Feb. 13–It was one doozy of an Apple (AAPL) corporate announcement.
But mid-way through his State of the Union speech, President Obama Tuesday looked up at Apple CEO Tim Cook, sitting in the first lady’s box with Michelle Obama, and briefly became spokesman for the most valuable tech company on earth.
“This year,” Obama told the crowd, “Apple will start making Macs in America again.”
It was only ten words, wedged into the middle of an hour-long speech. But it made at least one guy in the audience happy: the cameras zoomed in on Cook’s smiling face.
The news that Apple would manufacture some of its Macintosh computers in the United States was not unexpected — Cook told Bloomberg Businessweek in December as much.
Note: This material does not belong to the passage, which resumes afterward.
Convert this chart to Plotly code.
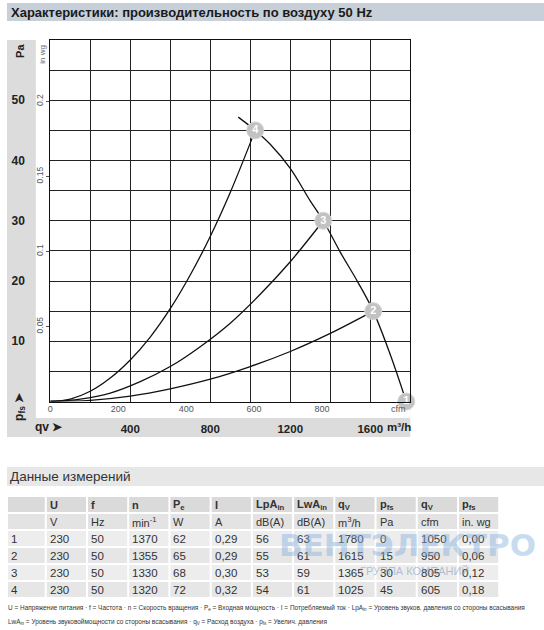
import plotly.graph_objects as go

W, H = 544, 630

# ---------------- data ----------------
# fan characteristic, q_v in m3/h, p_fs in Pa
fan_q = [940, 1025, 1100, 1200, 1300, 1365, 1450, 1540, 1615, 1700, 1780]
fan_p = [47.2, 45.0, 42.7, 38.7, 33.3, 30.0, 24.8, 19.7, 15.0, 7.8, 0.0]

# system curves through the operating points
sys4_q = [0, 100, 200, 300, 400, 500, 600, 700, 800, 900, 1025]
sys4_p = [0, 0.4, 1.7, 3.9, 6.9, 10.7, 15.4, 21.0, 27.4, 34.7, 45.0]
sys3_q = [0, 150, 300, 450, 600, 750, 900, 1050, 1200, 1365]
sys3_p = [0, 0.4, 1.4, 3.3, 5.8, 9.1, 13.0, 17.8, 23.2, 30.0]
sys2_q = [0, 200, 400, 600, 800, 1000, 1200, 1400, 1615]
sys2_p = [0, 0.2, 0.9, 2.1, 3.7, 5.8, 8.3, 11.3, 15.0]

# measurement table
point_no = ["1", "2", "3", "4"]
U_V = ["230", "230", "230", "230"]
f_Hz = ["50", "50", "50", "50"]
n_rpm = ["1370", "1355", "1330", "1320"]
Pe_W = ["62", "65", "68", "72"]
I_A = ["0,29", "0,29", "0,30", "0,32"]
LpA_in = ["56", "55", "53", "54"]
LwA_in = ["63", "61", "59", "61"]
qv_m3h = [1780, 1615, 1365, 1025]
pfs_Pa = [0, 15, 30, 45]
qv_cfm = ["1050", "950", "805", "605"]
pfs_inwg = ["0,00", "0,06", "0,12", "0,18"]

head_sym = ["", "U", "f", "n", "P<sub>e</sub>", "I", "LpA<sub>in</sub>", "LwA<sub>in</sub>",
            "q<sub>V</sub>", "p<sub>fs</sub>", "q<sub>V</sub>", "p<sub>fs</sub>"]
head_unit = ["", "V", "Hz", "min<sup>-1</sup>", "W", "A", "dB(A)", "dB(A)",
             "m<sup>3</sup>/h", "Pa", "cfm", "in. wg"]

# axis ticks
x_grid = [200, 400, 600, 800, 1000, 1200, 1400, 1600]
x_lab = ["", "400", "", "800", "", "1200", "", "1600"]
y_grid = [5, 10, 15, 20, 25, 30, 35, 40, 45, 50, 55]
y_lab = ["", "10", "", "20", "", "30", "", "40", "", "50", ""]
cfm_ticks = [0, 200, 400, 600, 800]
inwg_ticks = [0.05, 0.1, 0.15, 0.2]
inwg_lab = ["0.05", "0.1", "0.15", "0.2"]

# ---------------- helpers ----------------
def px(x):
    return x / W


def py(y):
    return 1 - y / H


FONT = "Liberation Sans, Arial, sans-serif"
X0, X1, Y0, Y1 = 47.5, 409.5, 40, 401.5

fig = go.Figure()

LINE = dict(color="#111111", width=1.3, shape="spline", smoothing=1.0)
for q, p in [(sys2_q, sys2_p), (sys3_q, sys3_p), (sys4_q, sys4_p), (fan_q, fan_p)]:
    fig.add_trace(go.Scatter(x=q, y=p, mode="lines", line=LINE, hoverinfo="skip",
                             showlegend=False))

fig.add_trace(go.Scatter(
    x=qv_m3h, y=pfs_Pa, mode="markers+text", text=point_no,
    textposition="middle center", cliponaxis=False,
    marker=dict(size=17, color="#c2c2c2", line=dict(color="#d6d6d6", width=1)),
    textfont=dict(color="white", size=11, family=FONT, weight="bold"),
    hoverinfo="skip", showlegend=False))

# invisible trace on secondary axes (cfm / in wg)
fig.add_trace(go.Scatter(x=[None], y=[None], xaxis="x2", yaxis="y2",
                         showlegend=False, hoverinfo="skip"))

axis_common = dict(showline=True, linecolor="#111111", linewidth=1, mirror=True,
                   zeroline=False, fixedrange=True, showgrid=True,
                   gridcolor="#222222", gridwidth=1, ticks="")

fig.update_layout(
    width=W, height=H, margin=dict(l=0, r=0, t=0, b=0),
    paper_bgcolor="white", plot_bgcolor="white", showlegend=False,
    font=dict(family=FONT, color="#222222"),
    xaxis=dict(domain=[px(X0), px(X1)], range=[0, 1800], tickmode="array",
               tickvals=x_grid, ticktext=x_lab, ticklabelstandoff=17,
               tickfont=dict(size=11.5, weight="bold", color="#222222"),
               **axis_common),
    yaxis=dict(domain=[py(Y1), py(Y0)], range=[0, 60], tickmode="array",
               tickvals=y_grid, ticktext=y_lab, ticklabelstandoff=22,
               tickfont=dict(size=12, weight="bold", color="#222222"),
               **axis_common),
    xaxis2=dict(overlaying="x", anchor="y", side="bottom",
                range=[0, 1800 / 1.699], tickmode="array", tickvals=cfm_ticks,
                tickfont=dict(size=9, color="#555555"), ticks="",
                showgrid=False, showline=False, zeroline=False, fixedrange=True),
    yaxis2=dict(overlaying="y", anchor="x", side="left",
                range=[0, 60 / 249.089], tickmode="array", tickvals=inwg_ticks,
                ticktext=inwg_lab, tickangle=-90,
                tickfont=dict(size=8.5, color="#555555"), ticks="outside",
                ticklen=3, tickcolor="#555555", showgrid=False, showline=False,
                zeroline=False, fixedrange=True),
)

shapes = []


def rect(x0, x1, y0, y1, fill):
    shapes.append(dict(type="rect", xref="paper", yref="paper", x0=px(x0), x1=px(x1),
                       y0=py(y1), y1=py(y0), fillcolor=fill, line=dict(width=0),
                       layer="below"))


rect(4, W, 3, 21, "#c7cfd8")          # title band
rect(4, X1, Y0, 437, "#dcdcdc")       # chart grey frame
rect(33, X1, Y0, 418, "white")        # chart white inner
rect(4, W, 467, 486, "#e7e7e7")       # "measurement data" band


def ann(text, x, y, size, color="#222222", family=FONT, xanchor="center",
        angle=0, xref="paper", yref="paper", weight="normal"):
    fig.add_annotation(text=text, x=x, y=y, xref=xref, yref=yref, showarrow=False,
                       xanchor=xanchor, yanchor="middle", textangle=angle,
                       font=dict(size=size, color=color, family=family, weight=weight))


# ---------------- measurement table (cells built from the lists) ----------------
table_cols = [point_no, U_V, f_Hz, n_rpm, Pe_W, I_A, LpA_in, LwA_in,
              [str(v) for v in qv_m3h], [str(v) for v in pfs_Pa], qv_cfm, pfs_inwg]
col_w = [39] + [41.45] * 11
row_h = 17
T_X, T_Y = 4, 496
row_fill = ["#dadada", "#e3e3e3", "#ededed", "#e6e6e6", "#ededed", "#e6e6e6"]
xe = [T_X]
for w in col_w:
    xe.append(xe[-1] + w)
for r in range(6):
    y0 = T_Y + r * row_h
    for c in range(12):
        rect(xe[c] + 1, xe[c + 1] - 1, y0 + 1, y0 + row_h - 1, row_fill[r])
        if r == 0:
            txt, sz = ("<b>%s</b>" % head_sym[c]) if head_sym[c] else "", 11
        elif r == 1:
            txt, sz = head_unit[c], 11
        else:
            txt, sz = table_cols[c][r - 2], 11.5
        if txt:
            ann(txt, px(xe[c] + 2), py(y0 + row_h / 2 + 0.5), sz, color="#333333",
                xanchor="left")

fig.update_layout(shapes=shapes)

# ---------------- texts ----------------
ann("<b>Характеристики: производительность по воздуху 50 Hz</b>", px(6), py(12), 13,
    color="#1a1a1a", xanchor="left")
ann("<b>Pa</b>", px(17), py(51), 11, angle=-90)
ann("in wg", px(39), py(54), 8, color="#666666", angle=-90)
ann("<b>p<sub>fs</sub> ➤</b>", px(17), py(406), 12, angle=-90)
ann("<b>qv ➤</b>", px(30), py(427), 12, xanchor="left")
ann("<b>m³/h</b>", 1675, py(427), 11.5, xanchor="left", xref="x")
ann("cfm", 1742, py(409), 9, color="#555555", xref="x")
ann("Данные измерений", px(5), py(476.5), 13.5, color="#333333", xanchor="left")

foot1 = ("U = Напряжение питания · f = Частота · n = Скорость вращения · "
         "P<sub>e</sub> = Входная мощность · I = Потребляемый ток · "
         "LpA<sub>in</sub> = Уровень звуков. давления со стороны всасывания")
foot2 = ("LwA<sub>in</sub> = Уровень звуковоймощности со стороны всасывания · "
         "q<sub>V</sub> = Расход воздуха · p<sub>fs</sub> = Увелич. давления")
ann(foot1, px(3), py(608), 6.45, color="#333333", xanchor="left")
ann(foot2, px(3), py(622), 6.45, color="#333333", xanchor="left")

# watermark
ann("<b>ВЕНТЭЛЕКТРО</b>", px(407), py(545), 31, color="rgba(130,175,222,0.45)",
    family="DejaVu Sans, sans-serif")
ann("ГРУППА КОМПАНИЙ", px(414), py(571), 11, color="rgba(120,150,185,0.55)")

fig.write_html("out.html", config={"displayModeBar": False, "staticPlot": True},
               post_script="document.body.style.margin='0';"
                           "document.documentElement.style.overflow='hidden';")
And bringing jobs to the US instead of off-shoring them to China could go a long way to improving Apple’s sometimes blemished image of hiring Chinese workers on the cheap and then working them to the bone.
But to have the president of the United States serve as your celebrity spokesman was a real coup, even by the high standards set by former Apple CEO and co-founder Steve Jobs, who made product announcements a high-art form.
Obama offered no more details about Apple’s plans, and quickly moved on to other
topics. Apple did not immediately respond to a request for company comment on the president’s comment.
Last December, Cook said the Cupertino company would start producing one of its Mac computer lines somewhere in the United States starting this year. He said Apple won’t manufacture the computers itself, but will contract with other companies and invest $100 million in the effort.
“We’ve been working on this for a long time, and we were getting closer to it,” he told Bloomberg Businessweek at the time. “We could have quickly maybe done just assembly, but it’s broader because we wanted to do something more substantial.”
Cook’s presence in the first lady’s box was a perfect opportunity for Obama to praise Apple’s plan and use the example as yet another in what he hopes to be a series of announcements in the coming months. Job creation is a key component of the president’s second-term agenda and being able to drop Apple’s name into his State of the Union address must have been sweet.
Cook was joined in the box by military families, those championing immigration reform and those whose lives have been touched by gun violence. His high-profile inclusion in the audience was no accident: An administration official said Cook heads a company that underscores America’s innovation economy.